Sozee’s isolated model structure keeps each creator’s likeness separate from other users and avoids use in general training. This setup supports transparent labeling and metadata while preserving privacy, which becomes increasingly important as regulators and audiences focus on AI-generated identity use.
Conclusion: The Future Is Privacy-Safe, AI-Powered Content
The next phase of AI in the creator economy will reward privacy-aware strategies. As laws tighten and audiences become more informed about AI, creators and agencies that invest in secure, transparent workflows will stand out for reliability and long-term consistency.
Privacy-safe AI is not only about avoiding fines. It also helps build stronger relationships with viewers who value control over how their data and likeness appear in digital spaces.

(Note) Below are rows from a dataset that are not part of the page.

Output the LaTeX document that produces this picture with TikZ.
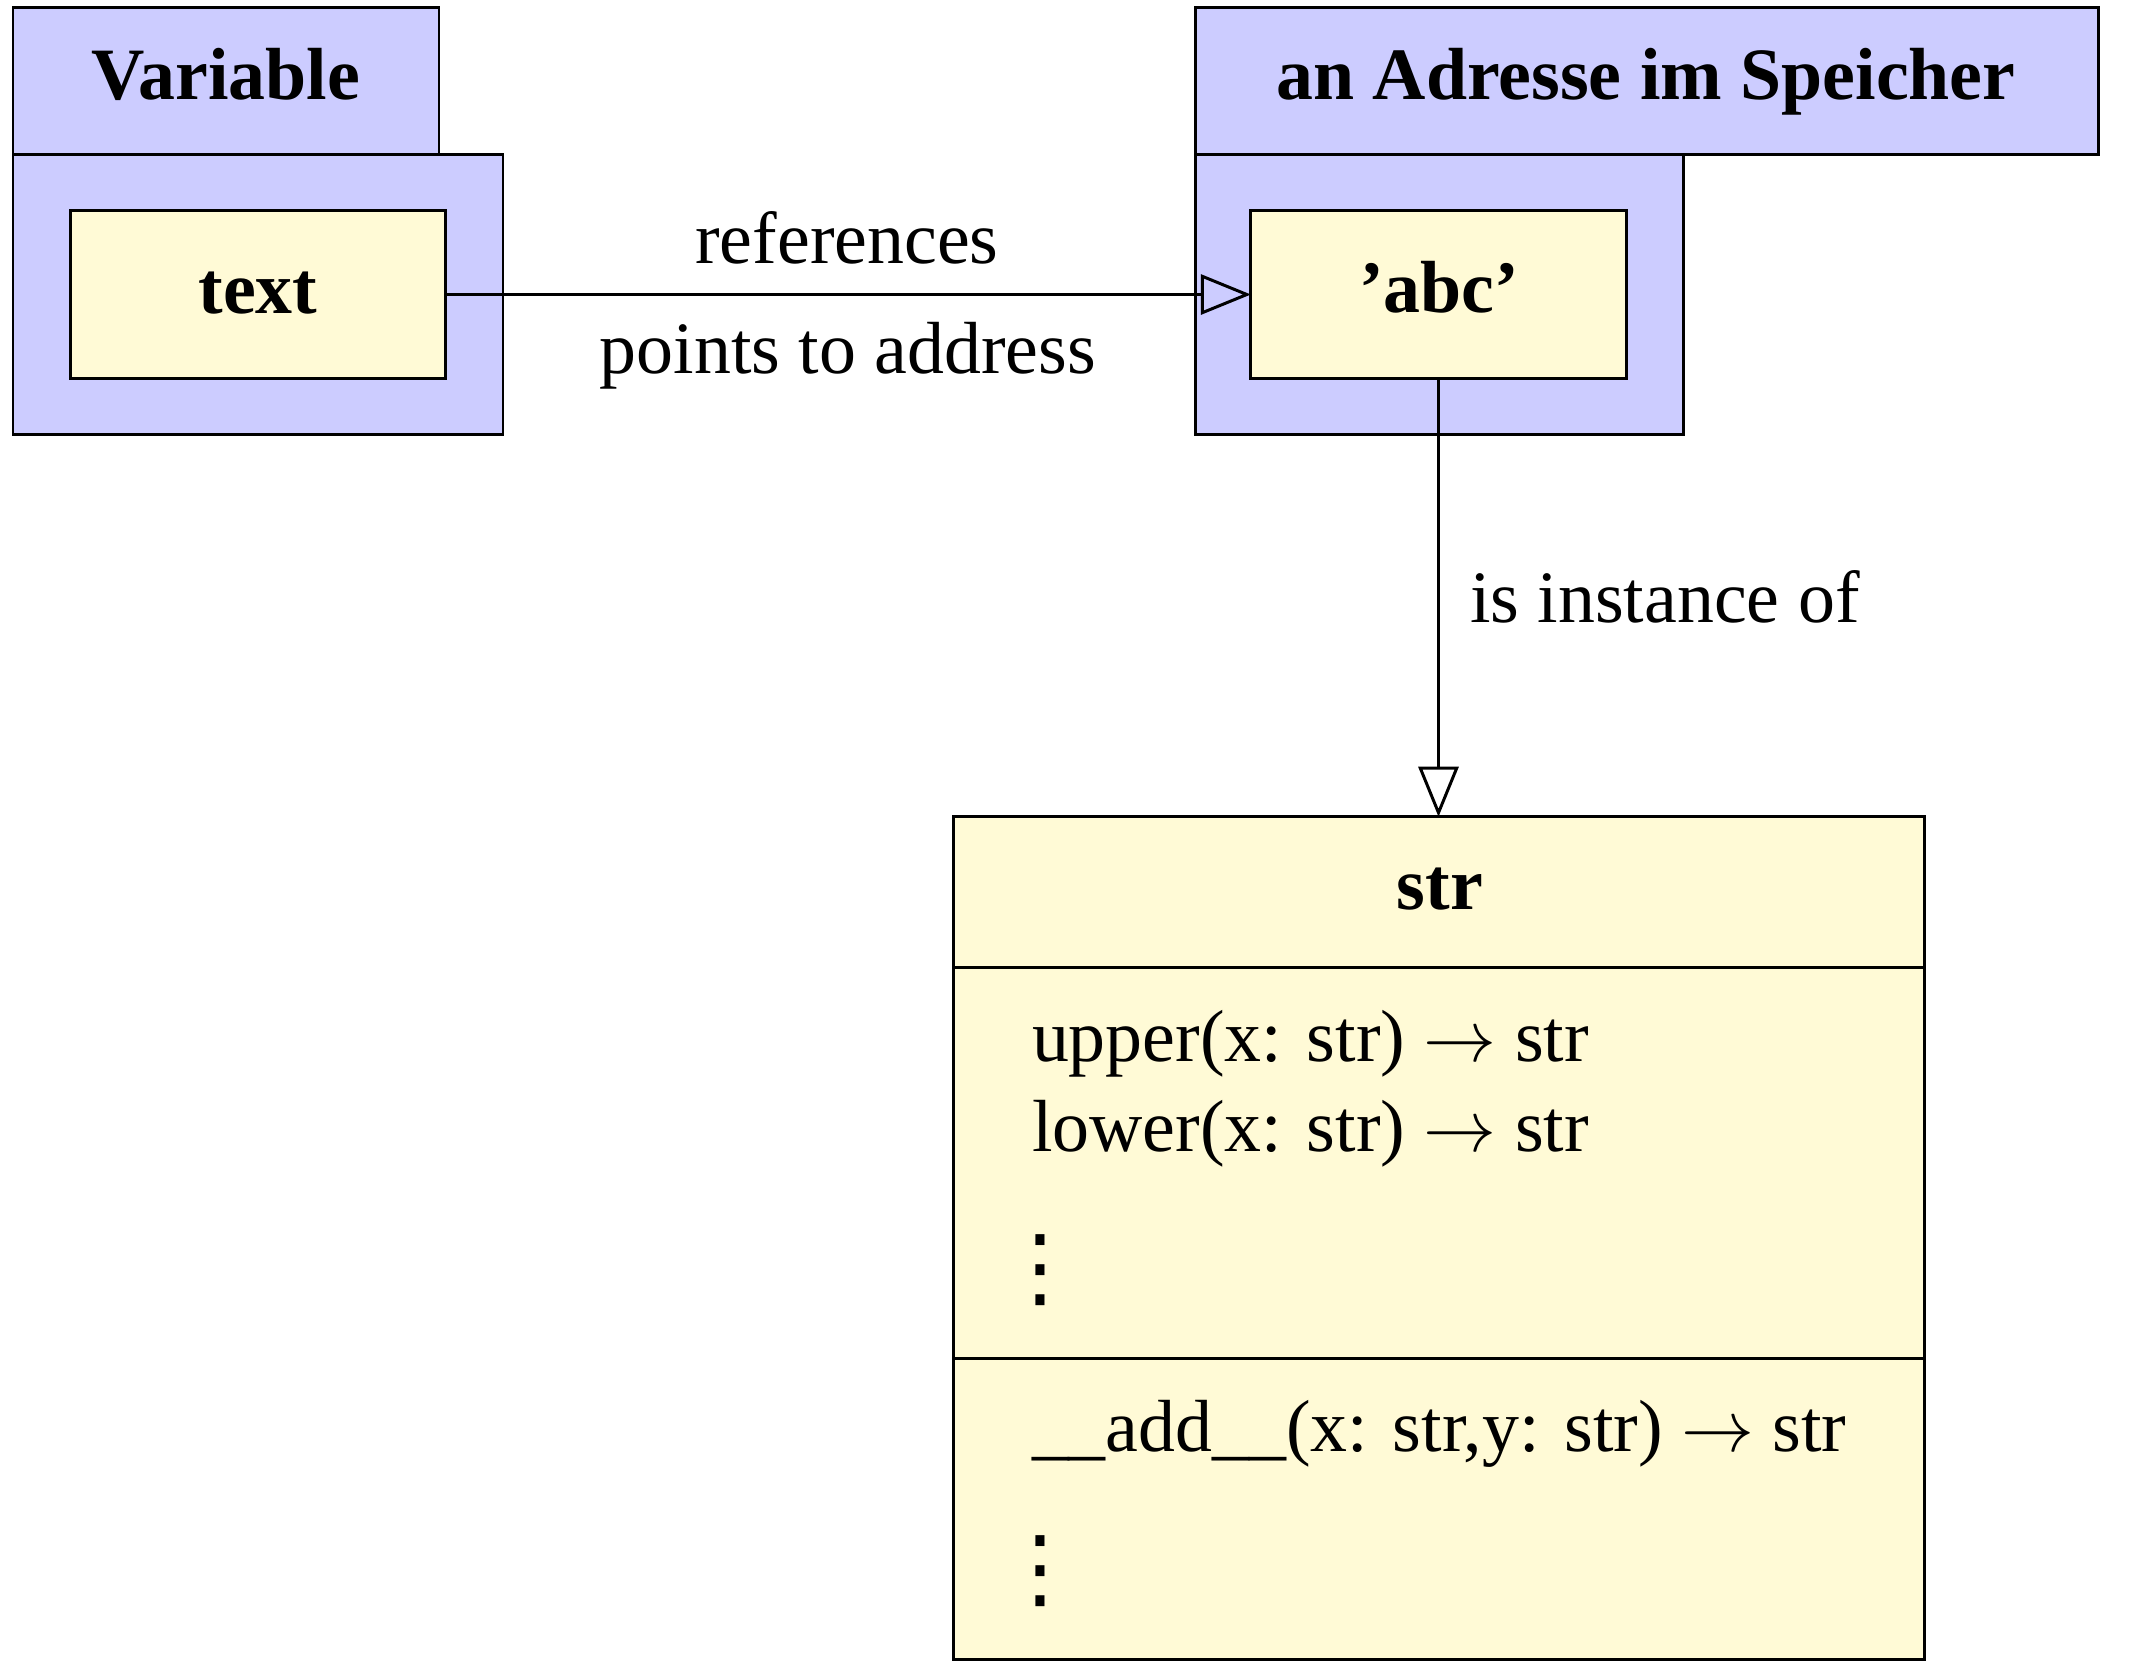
\documentclass[tikz,border=0pt]{standalone}
\usepackage{fontspec}
\setmainfont{Liberation Serif}
\newfontfamily\dotsfont{DejaVu Sans}
\usetikzlibrary{arrows.meta}
\definecolor{boxblue}{HTML}{CCCCFF}
\definecolor{boxyellow}{HTML}{FFFAD6}
\begin{document}
\begin{tikzpicture}[x=0.01cm,y=-0.01cm,line width=0.85pt,
  bluebox/.style={draw=black,fill=boxblue},
  yellowbox/.style={draw=black,fill=boxyellow,inner sep=0pt,outer sep=0pt},
  lbl/.style={inner sep=0pt,outer sep=0pt,font=\fontsize{21}{25}\selectfont},
  blbl/.style={lbl,font=\fontsize{21}{25}\selectfont\bfseries},
  vdotslbl/.style={inner sep=0pt,outer sep=0pt,font=\dotsfont\fontsize{25}{30}\selectfont},
  openarrow/.style={-{Triangle[open,length=0.5cm,width=0.4cm]}}]
\useasboundingbox (0,0) rectangle (2129,1672);
% containers
\draw[bluebox] (13,154) rectangle (503,434);
\draw[bluebox] (13,7) rectangle (439,154);
\draw[bluebox] (1195,154) rectangle (1683,434);
\draw[bluebox] (1195,7) rectangle (2098,154);
% inner boxes
\node[yellowbox,minimum width=3.74cm,minimum height=1.67cm] (textbox) at (258,294.5) {};
\node[yellowbox,minimum width=3.75cm,minimum height=1.67cm] (abcbox) at (1438.5,294.5) {};
\node[yellowbox,minimum width=9.70cm,minimum height=8.42cm] (strbox) at (1439,1238) {};
\draw (strbox.west |- 0,967) -- (strbox.east |- 0,967);
\draw (strbox.west |- 0,1358) -- (strbox.east |- 0,1358);
% connectors
\draw[openarrow] (textbox.east) -- (abcbox.west);
\draw[openarrow] (abcbox.south) -- (abcbox.south |- strbox.north);
% texts
\node[blbl,anchor=base] (vartitle) at (226,99) {Variable};
\node[blbl,anchor=base] (addrtitle) at (1646,99) {an Adresse im Speicher};
\node[blbl,anchor=base] (textlbl) at (258,313) {text};
\node[blbl,anchor=base] (abclbl) at (1439,312) {'abc'};
\node[lbl,anchor=base] (refs) at (847,263) {references};
\node[lbl,anchor=base] (points) at (848,373) {points to address};
\node[lbl,anchor=base west] (inst) at (1470,622) {is instance of};
\node[blbl,anchor=base] (strtitle) at (1440,909) {str};
\node[lbl,anchor=base west] (m1) at (1032,1061) {upper(x: str) $\rightarrow$ str};
\node[lbl,anchor=base west] (m2) at (1032,1151) {lower(x: str) $\rightarrow$ str};
\node[vdotslbl,anchor=base] (d1) at (1040,1297) {⋮};
\node[lbl,anchor=base west] (m3) at (1032,1451) {\_\_add\_\_(x: str,y: str) $\rightarrow$ str};
\node[vdotslbl,anchor=base] (d2) at (1040,1598) {⋮};
\end{tikzpicture}
\end{document}
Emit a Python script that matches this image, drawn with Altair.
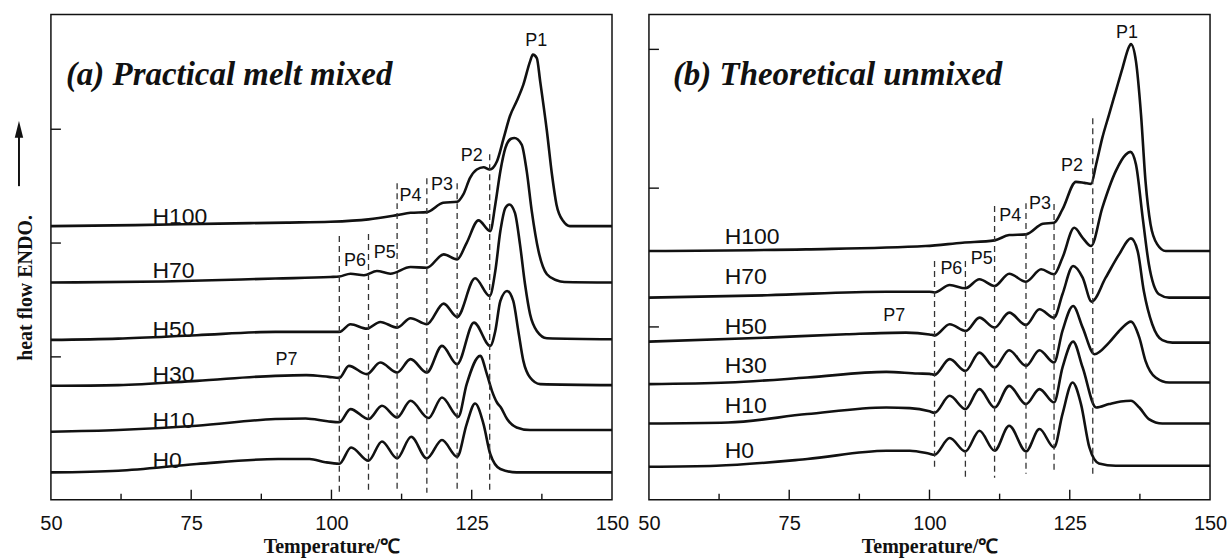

Frequently Asked Questions about Privacy-Safe AI Content
How does the EU AI Act apply to individual content creators or small agencies using AI tools?
The EU AI Act classifies AI systems by risk level, and each level carries different duties. General-purpose tools may only need basic transparency, while systems that personalize content or influence user behavior can face more detailed disclosure and documentation requirements. Creators should map each AI use case against the Act’s definitions, especially where biometric data, profiling, or automated decision-making appears. High-risk cases need stronger risk management and records, while limited-risk cases focus more on clear labeling and user information.
What are the key steps for agencies to implement an AI governance program focused on privacy?
Agencies can start by inventorying all AI tools and mapping how each one touches personal data or likeness. From there, teams can create policies that define acceptable use, data flows, retention periods, and approval steps for new tools. Training for staff on privacy basics and AI-specific risks keeps daily decisions aligned with policy. Ongoing actions, such as vendor reviews, regulatory monitoring, and periodic audits, help the agency show that it manages AI responsibly over time.
Can synthetic data truly replace real data for AI content generation without compromising quality or authenticity?
Synthetic data can often stand in for real data during development, testing, and experimentation, especially where privacy risk is high. Modern generators can mirror the patterns and structure of real datasets closely enough to train or validate many creative workflows. Real likeness or brand assets usually remain necessary for final tuning of models that must match a specific face, voice, or visual style. A blended strategy works best, with synthetic data used for most testing and real data reserved for carefully controlled training and production.
How can creators ensure their digital likeness, cloned by AI, remains private and is not misused?
Creators gain the most protection by choosing platforms that commit to model isolation and explicit limits on data reuse. Terms of service and privacy policies should state that likeness data will not be used to train general models or support other users. Strong access controls, logging, and deletion options add further safeguards. Regular reviews of provider policies, along with copies of consent and license agreements, give creators documentation to point to if a dispute about likeness use ever arises.
What specific labeling requirements do creators need to follow for AI-generated content across different platforms?
Labeling rules differ by jurisdiction and platform, so creators often need a common baseline plus regional adjustments. The EU AI Act calls for machine-readable labels for AI-generated content, especially for synthetic audio, deepfake-style video, and AI-written text. China requires more technical watermarking, such as audio codes and encrypted metadata that survive processing. Major social platforms are also rolling out their own disclosure tools. A practical approach combines visible notices for audiences with embedded metadata and watermarks that persist across uploads and shares.